What the Tribunal are required to do is to decide on the cause of the dismissal. Of course they have to consider the matters under Section 57 - what was the reason for the dismissal? Did the employer act reasonably in treating it as a reason for dismissal?, and in doing that they have to put out of their minds any Industrial action. The Industrial Tribunal were to say to themselves, and no doubt did, "we are to take no account of the Industrial pressure which resulted in her not being taken back at Saintbridge House", if it did, and not being taken on at Woolstrop House; we are, so to speak, officially and lawfully obliged to ignore those matters. So far as we are concerned she simply was sent home and no reason on which we can rely for explaining those matters is adduced in evidence. What we have to consider is, when she was finally dismissed, more than a year later, what the cause of that was. We have put out of our minds any Industrial action, we are not concerned with that, we must take no account of that. What was the cause of her dismissal?
The employers, of course, said it was redundancy. As a result of the transfers of these homes their requirement for work of this sort, or for work of this sort at a particular place where she had been employed, had ceased or diminished. That was the case which they put forward.
Of course it might have been possible to take a different view of the facts and the Tribunal might have said "we do not think that redundancy has anything to do with this". It would have been perhaps a rather strange view of the facts, but there it is. The question is one of causation; of what is the true cause, the true reason for the dismissal and of course whether the employer acted reasonably. These are questions of fact for the Tribunal. It seems to us that if anything they put their minds in a frame rather too favourable to the employee; they said:
"In other words was the threat of industrial action the causative factor for this dismissal? The answer to that question is, in our view, clearly that it was not."
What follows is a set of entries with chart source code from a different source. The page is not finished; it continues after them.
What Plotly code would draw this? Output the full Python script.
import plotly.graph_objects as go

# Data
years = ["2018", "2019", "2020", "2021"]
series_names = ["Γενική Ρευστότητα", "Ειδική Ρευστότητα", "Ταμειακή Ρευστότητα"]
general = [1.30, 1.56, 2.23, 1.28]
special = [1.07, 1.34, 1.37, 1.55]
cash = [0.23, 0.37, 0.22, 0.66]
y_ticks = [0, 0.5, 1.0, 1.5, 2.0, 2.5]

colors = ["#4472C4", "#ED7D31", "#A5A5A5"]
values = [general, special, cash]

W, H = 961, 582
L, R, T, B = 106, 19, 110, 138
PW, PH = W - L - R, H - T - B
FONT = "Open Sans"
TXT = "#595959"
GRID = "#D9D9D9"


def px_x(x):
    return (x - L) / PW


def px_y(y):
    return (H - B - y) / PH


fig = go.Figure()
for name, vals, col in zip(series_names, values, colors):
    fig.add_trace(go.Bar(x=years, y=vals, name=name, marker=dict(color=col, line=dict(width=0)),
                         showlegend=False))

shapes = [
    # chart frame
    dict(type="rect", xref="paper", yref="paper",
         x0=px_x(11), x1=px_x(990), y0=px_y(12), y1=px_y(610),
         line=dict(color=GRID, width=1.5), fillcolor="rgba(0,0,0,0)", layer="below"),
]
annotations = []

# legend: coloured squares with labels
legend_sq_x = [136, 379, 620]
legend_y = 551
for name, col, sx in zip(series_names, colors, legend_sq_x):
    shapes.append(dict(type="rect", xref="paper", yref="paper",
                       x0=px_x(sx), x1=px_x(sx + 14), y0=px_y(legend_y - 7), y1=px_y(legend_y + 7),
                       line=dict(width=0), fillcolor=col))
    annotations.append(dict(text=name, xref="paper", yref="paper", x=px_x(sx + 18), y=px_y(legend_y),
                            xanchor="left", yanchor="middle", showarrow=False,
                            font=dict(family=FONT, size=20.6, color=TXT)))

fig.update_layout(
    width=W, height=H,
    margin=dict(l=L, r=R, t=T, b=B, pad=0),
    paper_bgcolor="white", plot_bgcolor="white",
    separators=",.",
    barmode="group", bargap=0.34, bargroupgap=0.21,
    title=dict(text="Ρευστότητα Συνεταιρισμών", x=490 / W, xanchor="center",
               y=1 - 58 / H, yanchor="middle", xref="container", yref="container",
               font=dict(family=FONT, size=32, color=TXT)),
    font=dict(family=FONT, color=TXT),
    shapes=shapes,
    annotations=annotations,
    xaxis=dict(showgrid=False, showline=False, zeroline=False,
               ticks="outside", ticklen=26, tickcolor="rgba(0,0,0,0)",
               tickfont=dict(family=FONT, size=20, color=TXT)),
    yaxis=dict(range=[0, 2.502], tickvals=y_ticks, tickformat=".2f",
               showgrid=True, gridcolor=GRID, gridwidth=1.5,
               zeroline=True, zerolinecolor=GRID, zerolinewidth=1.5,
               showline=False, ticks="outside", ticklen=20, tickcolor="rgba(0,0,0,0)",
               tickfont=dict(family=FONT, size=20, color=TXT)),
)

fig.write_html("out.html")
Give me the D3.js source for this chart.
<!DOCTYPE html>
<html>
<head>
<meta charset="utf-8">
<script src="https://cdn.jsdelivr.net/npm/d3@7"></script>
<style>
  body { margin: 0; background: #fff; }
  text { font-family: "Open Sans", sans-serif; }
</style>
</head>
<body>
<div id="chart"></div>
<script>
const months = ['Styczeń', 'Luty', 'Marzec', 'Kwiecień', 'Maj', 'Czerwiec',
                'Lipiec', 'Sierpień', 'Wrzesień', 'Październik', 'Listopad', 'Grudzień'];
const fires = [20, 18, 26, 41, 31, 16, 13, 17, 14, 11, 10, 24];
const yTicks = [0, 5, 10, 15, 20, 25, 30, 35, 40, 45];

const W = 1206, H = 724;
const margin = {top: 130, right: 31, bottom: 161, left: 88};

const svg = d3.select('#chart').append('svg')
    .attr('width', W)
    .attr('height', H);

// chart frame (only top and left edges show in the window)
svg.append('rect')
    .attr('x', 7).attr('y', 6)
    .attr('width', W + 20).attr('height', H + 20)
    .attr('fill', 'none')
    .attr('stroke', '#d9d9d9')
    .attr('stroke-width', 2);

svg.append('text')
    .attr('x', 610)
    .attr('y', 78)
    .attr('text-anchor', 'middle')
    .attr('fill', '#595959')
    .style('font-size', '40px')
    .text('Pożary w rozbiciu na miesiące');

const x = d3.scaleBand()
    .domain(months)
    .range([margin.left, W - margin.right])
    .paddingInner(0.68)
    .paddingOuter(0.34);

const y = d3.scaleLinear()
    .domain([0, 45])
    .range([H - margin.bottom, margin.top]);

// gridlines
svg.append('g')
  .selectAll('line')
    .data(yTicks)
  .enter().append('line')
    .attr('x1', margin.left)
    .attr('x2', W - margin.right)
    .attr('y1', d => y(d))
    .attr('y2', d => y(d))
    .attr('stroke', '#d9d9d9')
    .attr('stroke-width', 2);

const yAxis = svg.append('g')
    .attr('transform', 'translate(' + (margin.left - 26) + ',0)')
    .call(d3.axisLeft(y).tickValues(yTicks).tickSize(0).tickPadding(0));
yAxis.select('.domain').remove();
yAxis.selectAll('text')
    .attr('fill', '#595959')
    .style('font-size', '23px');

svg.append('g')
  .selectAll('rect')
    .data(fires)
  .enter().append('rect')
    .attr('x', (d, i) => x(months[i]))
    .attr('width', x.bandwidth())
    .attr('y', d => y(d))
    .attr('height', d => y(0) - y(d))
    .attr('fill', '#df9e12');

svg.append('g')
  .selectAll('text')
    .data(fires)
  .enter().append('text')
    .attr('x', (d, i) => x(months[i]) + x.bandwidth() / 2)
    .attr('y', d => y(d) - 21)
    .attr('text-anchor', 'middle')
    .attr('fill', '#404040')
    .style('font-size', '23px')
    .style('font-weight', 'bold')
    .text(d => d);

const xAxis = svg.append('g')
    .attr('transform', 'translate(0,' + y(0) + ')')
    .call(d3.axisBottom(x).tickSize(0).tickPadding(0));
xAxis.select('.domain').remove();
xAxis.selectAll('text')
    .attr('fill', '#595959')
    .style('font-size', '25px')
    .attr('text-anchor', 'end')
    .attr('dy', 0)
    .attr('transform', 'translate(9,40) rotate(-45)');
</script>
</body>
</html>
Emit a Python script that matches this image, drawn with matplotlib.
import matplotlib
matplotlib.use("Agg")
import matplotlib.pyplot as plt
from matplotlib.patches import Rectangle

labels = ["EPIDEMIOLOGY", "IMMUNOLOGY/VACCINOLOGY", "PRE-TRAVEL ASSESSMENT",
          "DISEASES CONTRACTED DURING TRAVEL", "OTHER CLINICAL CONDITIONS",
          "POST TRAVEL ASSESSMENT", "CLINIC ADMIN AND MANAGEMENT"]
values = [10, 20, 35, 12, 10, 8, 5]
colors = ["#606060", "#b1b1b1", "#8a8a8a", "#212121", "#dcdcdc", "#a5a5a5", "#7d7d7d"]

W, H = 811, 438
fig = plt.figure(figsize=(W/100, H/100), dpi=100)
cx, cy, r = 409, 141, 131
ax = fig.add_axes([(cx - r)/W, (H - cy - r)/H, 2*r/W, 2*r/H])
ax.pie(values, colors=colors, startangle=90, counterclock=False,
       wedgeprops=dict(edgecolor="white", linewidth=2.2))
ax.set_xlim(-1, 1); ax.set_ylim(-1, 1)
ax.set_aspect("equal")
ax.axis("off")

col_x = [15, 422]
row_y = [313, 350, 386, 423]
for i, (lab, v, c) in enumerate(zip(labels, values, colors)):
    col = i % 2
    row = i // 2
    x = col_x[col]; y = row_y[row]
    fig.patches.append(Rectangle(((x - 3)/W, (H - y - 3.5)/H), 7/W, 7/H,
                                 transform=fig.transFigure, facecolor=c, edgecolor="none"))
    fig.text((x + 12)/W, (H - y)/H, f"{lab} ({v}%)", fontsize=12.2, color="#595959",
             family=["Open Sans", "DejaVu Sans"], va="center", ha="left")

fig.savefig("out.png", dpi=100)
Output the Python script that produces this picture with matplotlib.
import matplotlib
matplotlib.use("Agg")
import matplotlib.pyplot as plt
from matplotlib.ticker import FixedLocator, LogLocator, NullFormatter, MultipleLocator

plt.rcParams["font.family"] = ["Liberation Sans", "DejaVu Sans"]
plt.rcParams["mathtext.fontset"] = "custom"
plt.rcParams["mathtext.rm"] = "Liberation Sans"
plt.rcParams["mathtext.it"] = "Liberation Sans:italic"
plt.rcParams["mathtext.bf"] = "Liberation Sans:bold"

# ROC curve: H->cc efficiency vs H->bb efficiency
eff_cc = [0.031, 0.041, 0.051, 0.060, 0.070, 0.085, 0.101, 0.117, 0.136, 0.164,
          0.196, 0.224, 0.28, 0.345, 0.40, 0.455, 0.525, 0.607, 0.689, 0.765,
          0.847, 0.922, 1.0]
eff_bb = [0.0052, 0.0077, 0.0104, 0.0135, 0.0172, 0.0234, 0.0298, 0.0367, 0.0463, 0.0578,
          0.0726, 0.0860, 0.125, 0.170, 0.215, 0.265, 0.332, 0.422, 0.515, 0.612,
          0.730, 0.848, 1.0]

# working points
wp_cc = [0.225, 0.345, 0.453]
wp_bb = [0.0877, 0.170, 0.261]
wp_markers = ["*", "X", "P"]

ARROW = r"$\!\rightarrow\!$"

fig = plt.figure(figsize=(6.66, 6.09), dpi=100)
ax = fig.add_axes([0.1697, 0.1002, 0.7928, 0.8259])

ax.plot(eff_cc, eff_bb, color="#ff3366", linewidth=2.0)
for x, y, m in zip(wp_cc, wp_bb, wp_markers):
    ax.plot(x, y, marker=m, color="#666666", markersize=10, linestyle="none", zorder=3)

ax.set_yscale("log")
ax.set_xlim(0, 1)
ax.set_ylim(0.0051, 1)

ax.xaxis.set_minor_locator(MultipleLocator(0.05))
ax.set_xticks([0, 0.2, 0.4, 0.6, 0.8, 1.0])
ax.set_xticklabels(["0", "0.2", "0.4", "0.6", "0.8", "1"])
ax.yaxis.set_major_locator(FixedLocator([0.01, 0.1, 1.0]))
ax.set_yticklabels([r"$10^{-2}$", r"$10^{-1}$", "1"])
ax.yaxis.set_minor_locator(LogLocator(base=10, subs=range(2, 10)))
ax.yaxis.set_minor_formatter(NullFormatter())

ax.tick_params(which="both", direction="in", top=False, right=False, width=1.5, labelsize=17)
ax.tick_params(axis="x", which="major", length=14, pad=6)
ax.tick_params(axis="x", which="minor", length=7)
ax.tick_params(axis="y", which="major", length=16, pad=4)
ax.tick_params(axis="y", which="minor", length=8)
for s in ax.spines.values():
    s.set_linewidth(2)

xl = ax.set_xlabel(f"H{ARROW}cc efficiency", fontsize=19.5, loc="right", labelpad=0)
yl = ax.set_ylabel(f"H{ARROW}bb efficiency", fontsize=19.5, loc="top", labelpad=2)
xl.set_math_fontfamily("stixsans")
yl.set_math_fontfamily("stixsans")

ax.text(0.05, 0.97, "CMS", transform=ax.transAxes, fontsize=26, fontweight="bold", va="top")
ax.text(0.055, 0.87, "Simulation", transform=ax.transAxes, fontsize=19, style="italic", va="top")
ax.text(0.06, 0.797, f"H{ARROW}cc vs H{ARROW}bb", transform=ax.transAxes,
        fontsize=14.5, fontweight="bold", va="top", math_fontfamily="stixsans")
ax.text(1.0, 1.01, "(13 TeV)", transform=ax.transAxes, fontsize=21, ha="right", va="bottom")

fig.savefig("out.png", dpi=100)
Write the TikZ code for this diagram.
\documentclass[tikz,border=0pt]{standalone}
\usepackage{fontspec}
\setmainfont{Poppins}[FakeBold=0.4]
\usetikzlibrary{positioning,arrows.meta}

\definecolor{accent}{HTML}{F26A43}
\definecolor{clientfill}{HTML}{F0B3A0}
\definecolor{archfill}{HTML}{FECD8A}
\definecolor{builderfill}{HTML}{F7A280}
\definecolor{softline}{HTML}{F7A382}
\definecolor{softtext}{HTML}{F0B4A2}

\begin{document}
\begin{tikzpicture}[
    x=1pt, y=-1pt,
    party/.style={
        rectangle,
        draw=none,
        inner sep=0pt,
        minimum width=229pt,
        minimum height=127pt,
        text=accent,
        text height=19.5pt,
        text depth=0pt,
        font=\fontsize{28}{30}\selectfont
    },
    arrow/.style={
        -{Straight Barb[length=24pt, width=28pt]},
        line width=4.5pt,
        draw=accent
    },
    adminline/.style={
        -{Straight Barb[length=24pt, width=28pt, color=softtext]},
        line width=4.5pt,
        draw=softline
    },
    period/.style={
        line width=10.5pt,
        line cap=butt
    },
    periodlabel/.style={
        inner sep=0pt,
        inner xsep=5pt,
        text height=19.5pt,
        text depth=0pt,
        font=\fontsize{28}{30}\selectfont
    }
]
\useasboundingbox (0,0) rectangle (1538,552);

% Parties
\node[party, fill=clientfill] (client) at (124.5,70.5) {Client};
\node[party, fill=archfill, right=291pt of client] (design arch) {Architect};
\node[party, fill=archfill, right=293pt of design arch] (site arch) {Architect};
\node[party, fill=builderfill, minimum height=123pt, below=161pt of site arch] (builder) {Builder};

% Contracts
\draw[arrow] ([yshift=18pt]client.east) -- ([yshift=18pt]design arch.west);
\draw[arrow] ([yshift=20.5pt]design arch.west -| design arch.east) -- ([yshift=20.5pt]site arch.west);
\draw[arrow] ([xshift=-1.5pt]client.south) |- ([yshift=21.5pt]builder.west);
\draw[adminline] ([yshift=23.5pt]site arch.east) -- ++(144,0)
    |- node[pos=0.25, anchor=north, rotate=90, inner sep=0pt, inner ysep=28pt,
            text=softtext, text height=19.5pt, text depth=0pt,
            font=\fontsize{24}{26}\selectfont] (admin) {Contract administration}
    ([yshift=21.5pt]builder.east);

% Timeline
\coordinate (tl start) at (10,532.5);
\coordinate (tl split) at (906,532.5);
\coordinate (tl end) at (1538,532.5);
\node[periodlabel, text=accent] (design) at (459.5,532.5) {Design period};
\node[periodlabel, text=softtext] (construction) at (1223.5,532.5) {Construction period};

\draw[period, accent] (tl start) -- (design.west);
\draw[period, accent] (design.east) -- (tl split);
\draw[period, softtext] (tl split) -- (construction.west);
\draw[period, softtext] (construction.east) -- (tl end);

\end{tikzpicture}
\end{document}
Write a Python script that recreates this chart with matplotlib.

That is the question of causation, and they were well entitled to reach their conclusion. Therefore having put the questions of Industrial action, and its effects, entirely out of their minds, they had to ask themselves what was the true reason for the dismissal. What had the employer shown? They found that it was redundancy. The requirement had ceased or diminished, by reason of events which they described and which I have tried to describe shortly. It seems to us that they were entitled to reach that conclusion.
No question of law, in our view, arises here. Therefore in spite of Mr Shaw's persuasiveness to which the Tribunal also paid tribute, we are afraid that we cannot allow this appeal and it falls to be dismissed.